_Your task_
Without the pictures, set down every line of the data exactly.

/---

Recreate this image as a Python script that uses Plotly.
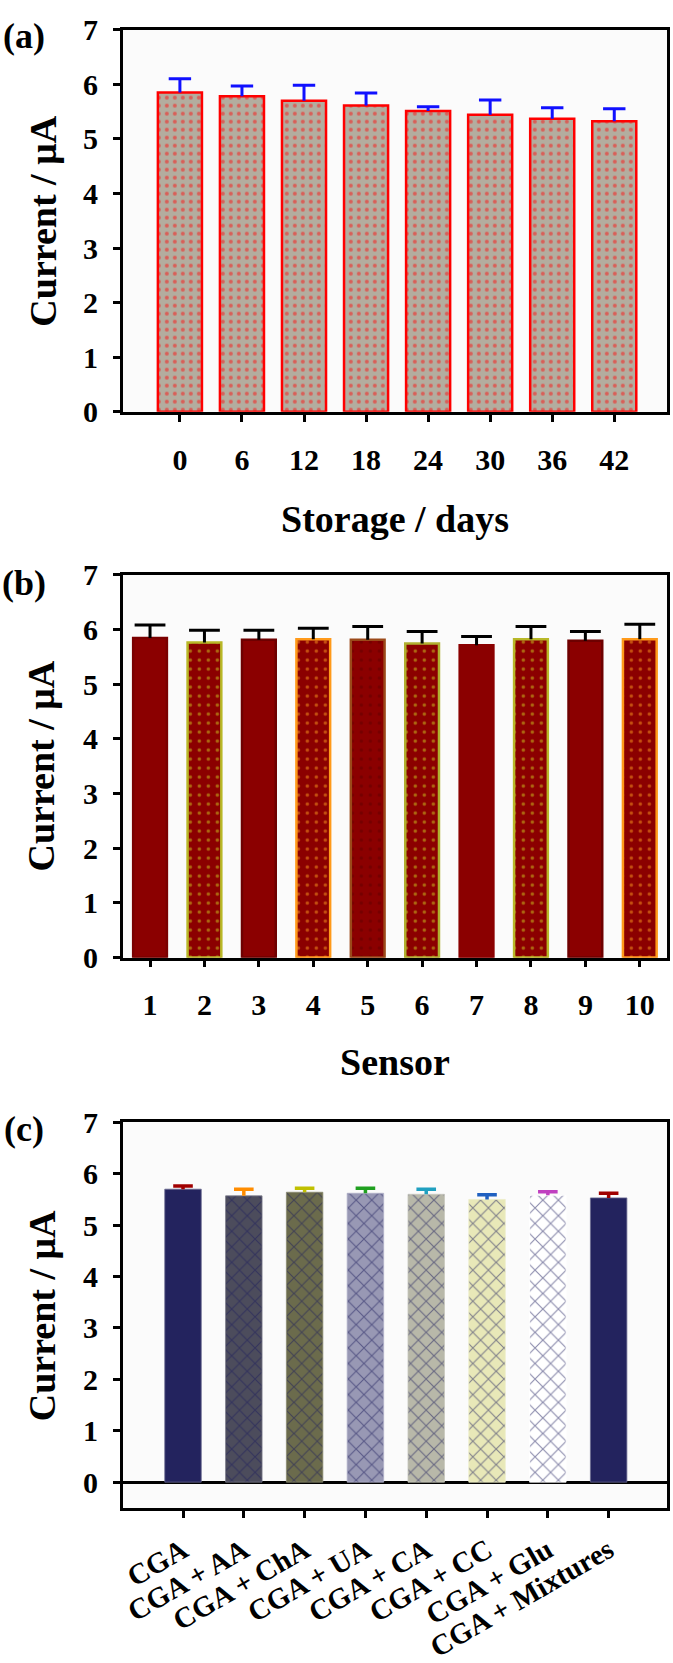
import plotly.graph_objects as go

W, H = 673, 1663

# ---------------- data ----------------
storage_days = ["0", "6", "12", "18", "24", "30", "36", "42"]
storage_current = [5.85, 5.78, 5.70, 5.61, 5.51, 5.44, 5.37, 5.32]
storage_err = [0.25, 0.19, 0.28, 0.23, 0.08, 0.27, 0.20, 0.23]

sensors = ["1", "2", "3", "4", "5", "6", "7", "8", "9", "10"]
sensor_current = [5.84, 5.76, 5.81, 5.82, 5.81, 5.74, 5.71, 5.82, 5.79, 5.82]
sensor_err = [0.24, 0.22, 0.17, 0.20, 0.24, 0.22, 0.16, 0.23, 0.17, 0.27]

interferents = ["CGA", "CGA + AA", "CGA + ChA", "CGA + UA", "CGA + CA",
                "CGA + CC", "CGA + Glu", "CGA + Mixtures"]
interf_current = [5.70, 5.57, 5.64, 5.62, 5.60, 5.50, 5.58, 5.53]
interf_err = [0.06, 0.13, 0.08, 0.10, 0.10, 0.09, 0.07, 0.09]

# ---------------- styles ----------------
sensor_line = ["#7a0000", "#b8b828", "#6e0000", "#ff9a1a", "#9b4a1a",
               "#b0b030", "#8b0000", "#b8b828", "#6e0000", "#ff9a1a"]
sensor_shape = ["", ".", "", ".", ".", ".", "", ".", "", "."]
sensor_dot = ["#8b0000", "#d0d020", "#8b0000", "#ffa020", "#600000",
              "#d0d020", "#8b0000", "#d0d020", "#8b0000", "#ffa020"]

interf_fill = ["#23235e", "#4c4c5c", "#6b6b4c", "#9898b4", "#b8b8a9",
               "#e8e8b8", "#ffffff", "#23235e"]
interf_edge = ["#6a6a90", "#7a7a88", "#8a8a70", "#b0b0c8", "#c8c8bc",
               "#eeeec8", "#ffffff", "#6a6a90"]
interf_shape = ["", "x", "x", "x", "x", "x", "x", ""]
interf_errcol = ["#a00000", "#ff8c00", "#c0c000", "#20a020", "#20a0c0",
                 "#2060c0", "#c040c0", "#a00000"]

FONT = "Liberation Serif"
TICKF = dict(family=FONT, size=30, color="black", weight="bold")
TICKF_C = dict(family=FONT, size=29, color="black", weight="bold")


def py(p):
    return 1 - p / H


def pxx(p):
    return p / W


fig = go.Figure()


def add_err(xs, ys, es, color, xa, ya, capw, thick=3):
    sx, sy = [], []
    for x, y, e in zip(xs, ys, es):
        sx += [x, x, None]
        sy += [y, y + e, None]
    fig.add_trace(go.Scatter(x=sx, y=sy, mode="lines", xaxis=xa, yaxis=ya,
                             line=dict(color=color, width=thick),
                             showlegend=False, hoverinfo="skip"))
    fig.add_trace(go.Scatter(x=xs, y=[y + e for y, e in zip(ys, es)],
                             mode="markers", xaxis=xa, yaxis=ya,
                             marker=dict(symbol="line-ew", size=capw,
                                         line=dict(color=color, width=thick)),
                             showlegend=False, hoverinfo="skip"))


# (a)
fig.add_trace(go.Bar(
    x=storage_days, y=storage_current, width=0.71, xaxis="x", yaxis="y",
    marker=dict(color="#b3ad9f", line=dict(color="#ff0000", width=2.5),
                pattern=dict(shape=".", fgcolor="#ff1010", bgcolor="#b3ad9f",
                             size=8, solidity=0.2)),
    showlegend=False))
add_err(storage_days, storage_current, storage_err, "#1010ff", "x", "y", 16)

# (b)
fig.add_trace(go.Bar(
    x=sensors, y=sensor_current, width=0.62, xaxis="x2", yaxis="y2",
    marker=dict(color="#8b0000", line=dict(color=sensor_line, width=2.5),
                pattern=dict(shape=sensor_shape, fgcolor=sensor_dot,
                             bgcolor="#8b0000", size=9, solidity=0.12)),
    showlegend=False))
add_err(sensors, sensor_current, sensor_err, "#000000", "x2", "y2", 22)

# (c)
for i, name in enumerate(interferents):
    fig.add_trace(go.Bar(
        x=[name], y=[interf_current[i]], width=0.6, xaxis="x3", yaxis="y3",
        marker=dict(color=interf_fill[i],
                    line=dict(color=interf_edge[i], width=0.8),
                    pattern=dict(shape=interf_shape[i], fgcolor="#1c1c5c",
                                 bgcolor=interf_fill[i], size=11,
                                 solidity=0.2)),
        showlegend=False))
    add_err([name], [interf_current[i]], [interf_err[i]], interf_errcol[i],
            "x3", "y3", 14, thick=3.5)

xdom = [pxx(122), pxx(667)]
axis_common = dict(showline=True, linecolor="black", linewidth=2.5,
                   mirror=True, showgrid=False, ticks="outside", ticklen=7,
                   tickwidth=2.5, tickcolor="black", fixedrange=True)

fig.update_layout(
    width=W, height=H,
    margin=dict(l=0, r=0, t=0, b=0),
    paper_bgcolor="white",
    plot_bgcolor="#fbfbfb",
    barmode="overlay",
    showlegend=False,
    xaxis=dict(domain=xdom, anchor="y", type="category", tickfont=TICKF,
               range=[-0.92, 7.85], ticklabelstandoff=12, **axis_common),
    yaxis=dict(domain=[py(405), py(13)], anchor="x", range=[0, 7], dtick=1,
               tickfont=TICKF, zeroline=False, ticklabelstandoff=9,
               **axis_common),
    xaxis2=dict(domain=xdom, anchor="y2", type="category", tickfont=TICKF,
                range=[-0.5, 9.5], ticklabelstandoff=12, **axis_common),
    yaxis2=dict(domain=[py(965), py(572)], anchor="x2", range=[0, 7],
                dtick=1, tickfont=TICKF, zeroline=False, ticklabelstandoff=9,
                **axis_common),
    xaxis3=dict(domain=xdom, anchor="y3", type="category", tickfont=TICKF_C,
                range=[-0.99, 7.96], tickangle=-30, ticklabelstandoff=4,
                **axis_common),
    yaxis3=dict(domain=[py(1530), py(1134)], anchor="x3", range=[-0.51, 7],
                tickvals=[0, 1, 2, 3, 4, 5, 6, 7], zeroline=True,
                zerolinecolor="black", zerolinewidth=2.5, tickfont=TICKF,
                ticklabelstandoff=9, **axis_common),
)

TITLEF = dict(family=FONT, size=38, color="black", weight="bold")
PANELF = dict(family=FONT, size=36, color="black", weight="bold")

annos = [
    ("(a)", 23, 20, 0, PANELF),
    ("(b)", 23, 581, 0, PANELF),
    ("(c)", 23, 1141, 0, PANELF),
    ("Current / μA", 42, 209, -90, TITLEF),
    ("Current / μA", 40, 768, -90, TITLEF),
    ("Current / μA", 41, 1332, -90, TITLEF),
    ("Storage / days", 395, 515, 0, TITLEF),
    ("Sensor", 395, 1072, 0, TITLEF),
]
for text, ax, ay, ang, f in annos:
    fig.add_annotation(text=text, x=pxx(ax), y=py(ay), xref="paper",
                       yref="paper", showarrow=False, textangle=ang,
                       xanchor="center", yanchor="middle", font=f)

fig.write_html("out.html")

\---

_Task output_
Recreate this image as a Python script that uses Plotly.
import plotly.graph_objects as go

W, H = 673, 1663

# ---------------- data ----------------
storage_days = ["0", "6", "12", "18", "24", "30", "36", "42"]
storage_current = [5.85, 5.78, 5.70, 5.61, 5.51, 5.44, 5.37, 5.32]
storage_err = [0.25, 0.19, 0.28, 0.23, 0.08, 0.27, 0.20, 0.23]

sensors = ["1", "2", "3", "4", "5", "6", "7", "8", "9", "10"]
sensor_current = [5.84, 5.76, 5.81, 5.82, 5.81, 5.74, 5.71, 5.82, 5.79, 5.82]
sensor_err = [0.24, 0.22, 0.17, 0.20, 0.24, 0.22, 0.16, 0.23, 0.17, 0.27]

interferents = ["CGA", "CGA + AA", "CGA + ChA", "CGA + UA", "CGA + CA",
                "CGA + CC", "CGA + Glu", "CGA + Mixtures"]
interf_current = [5.70, 5.57, 5.64, 5.62, 5.60, 5.50, 5.58, 5.53]
interf_err = [0.06, 0.13, 0.08, 0.10, 0.10, 0.09, 0.07, 0.09]

# ---------------- styles ----------------
sensor_line = ["#7a0000", "#b8b828", "#6e0000", "#ff9a1a", "#9b4a1a",
               "#b0b030", "#8b0000", "#b8b828", "#6e0000", "#ff9a1a"]
sensor_shape = ["", ".", "", ".", ".", ".", "", ".", "", "."]
sensor_dot = ["#8b0000", "#d0d020", "#8b0000", "#ffa020", "#600000",
              "#d0d020", "#8b0000", "#d0d020", "#8b0000", "#ffa020"]

interf_fill = ["#23235e", "#4c4c5c", "#6b6b4c", "#9898b4", "#b8b8a9",
               "#e8e8b8", "#ffffff", "#23235e"]
interf_edge = ["#6a6a90", "#7a7a88", "#8a8a70", "#b0b0c8", "#c8c8bc",
               "#eeeec8", "#ffffff", "#6a6a90"]
interf_shape = ["", "x", "x", "x", "x", "x", "x", ""]
interf_errcol = ["#a00000", "#ff8c00", "#c0c000", "#20a020", "#20a0c0",
                 "#2060c0", "#c040c0", "#a00000"]

FONT = "Liberation Serif"
TICKF = dict(family=FONT, size=30, color="black", weight="bold")
TICKF_C = dict(family=FONT, size=29, color="black", weight="bold")


def py(p):
    return 1 - p / H


def pxx(p):
    return p / W


fig = go.Figure()


def add_err(xs, ys, es, color, xa, ya, capw, thick=3):
    sx, sy = [], []
    for x, y, e in zip(xs, ys, es):
        sx += [x, x, None]
        sy += [y, y + e, None]
    fig.add_trace(go.Scatter(x=sx, y=sy, mode="lines", xaxis=xa, yaxis=ya,
                             line=dict(color=color, width=thick),
                             showlegend=False, hoverinfo="skip"))
    fig.add_trace(go.Scatter(x=xs, y=[y + e for y, e in zip(ys, es)],
                             mode="markers", xaxis=xa, yaxis=ya,
                             marker=dict(symbol="line-ew", size=capw,
                                         line=dict(color=color, width=thick)),
                             showlegend=False, hoverinfo="skip"))


# (a)
fig.add_trace(go.Bar(
    x=storage_days, y=storage_current, width=0.71, xaxis="x", yaxis="y",
    marker=dict(color="#b3ad9f", line=dict(color="#ff0000", width=2.5),
                pattern=dict(shape=".", fgcolor="#ff1010", bgcolor="#b3ad9f",
                             size=8, solidity=0.2)),
    showlegend=False))
add_err(storage_days, storage_current, storage_err, "#1010ff", "x", "y", 16)

# (b)
fig.add_trace(go.Bar(
    x=sensors, y=sensor_current, width=0.62, xaxis="x2", yaxis="y2",
    marker=dict(color="#8b0000", line=dict(color=sensor_line, width=2.5),
                pattern=dict(shape=sensor_shape, fgcolor=sensor_dot,
                             bgcolor="#8b0000", size=9, solidity=0.12)),
    showlegend=False))
add_err(sensors, sensor_current, sensor_err, "#000000", "x2", "y2", 22)

# (c)
for i, name in enumerate(interferents):
    fig.add_trace(go.Bar(
        x=[name], y=[interf_current[i]], width=0.6, xaxis="x3", yaxis="y3",
        marker=dict(color=interf_fill[i],
                    line=dict(color=interf_edge[i], width=0.8),
                    pattern=dict(shape=interf_shape[i], fgcolor="#1c1c5c",
                                 bgcolor=interf_fill[i], size=11,
                                 solidity=0.2)),
        showlegend=False))
    add_err([name], [interf_current[i]], [interf_err[i]], interf_errcol[i],
            "x3", "y3", 14, thick=3.5)

xdom = [pxx(122), pxx(667)]
axis_common = dict(showline=True, linecolor="black", linewidth=2.5,
                   mirror=True, showgrid=False, ticks="outside", ticklen=7,
                   tickwidth=2.5, tickcolor="black", fixedrange=True)

fig.update_layout(
    width=W, height=H,
    margin=dict(l=0, r=0, t=0, b=0),
    paper_bgcolor="white",
    plot_bgcolor="#fbfbfb",
    barmode="overlay",
    showlegend=False,
    xaxis=dict(domain=xdom, anchor="y", type="category", tickfont=TICKF,
               range=[-0.92, 7.85], ticklabelstandoff=12, **axis_common),
    yaxis=dict(domain=[py(405), py(13)], anchor="x", range=[0, 7], dtick=1,
               tickfont=TICKF, zeroline=False, ticklabelstandoff=9,
               **axis_common),
    xaxis2=dict(domain=xdom, anchor="y2", type="category", tickfont=TICKF,
                range=[-0.5, 9.5], ticklabelstandoff=12, **axis_common),
    yaxis2=dict(domain=[py(965), py(572)], anchor="x2", range=[0, 7],
                dtick=1, tickfont=TICKF, zeroline=False, ticklabelstandoff=9,
                **axis_common),
    xaxis3=dict(domain=xdom, anchor="y3", type="category", tickfont=TICKF_C,
                range=[-0.99, 7.96], tickangle=-30, ticklabelstandoff=4,
                **axis_common),
    yaxis3=dict(domain=[py(1530), py(1134)], anchor="x3", range=[-0.51, 7],
                tickvals=[0, 1, 2, 3, 4, 5, 6, 7], zeroline=True,
                zerolinecolor="black", zerolinewidth=2.5, tickfont=TICKF,
                ticklabelstandoff=9, **axis_common),
)

TITLEF = dict(family=FONT, size=38, color="black", weight="bold")
PANELF = dict(family=FONT, size=36, color="black", weight="bold")

annos = [
    ("(a)", 23, 20, 0, PANELF),
    ("(b)", 23, 581, 0, PANELF),
    ("(c)", 23, 1141, 0, PANELF),
    ("Current / μA", 42, 209, -90, TITLEF),
    ("Current / μA", 40, 768, -90, TITLEF),
    ("Current / μA", 41, 1332, -90, TITLEF),
    ("Storage / days", 395, 515, 0, TITLEF),
    ("Sensor", 395, 1072, 0, TITLEF),
]
for text, ax, ay, ang, f in annos:
    fig.add_annotation(text=text, x=pxx(ax), y=py(ay), xref="paper",
                       yref="paper", showarrow=False, textangle=ang,
                       xanchor="center", yanchor="middle", font=f)

fig.write_html("out.html")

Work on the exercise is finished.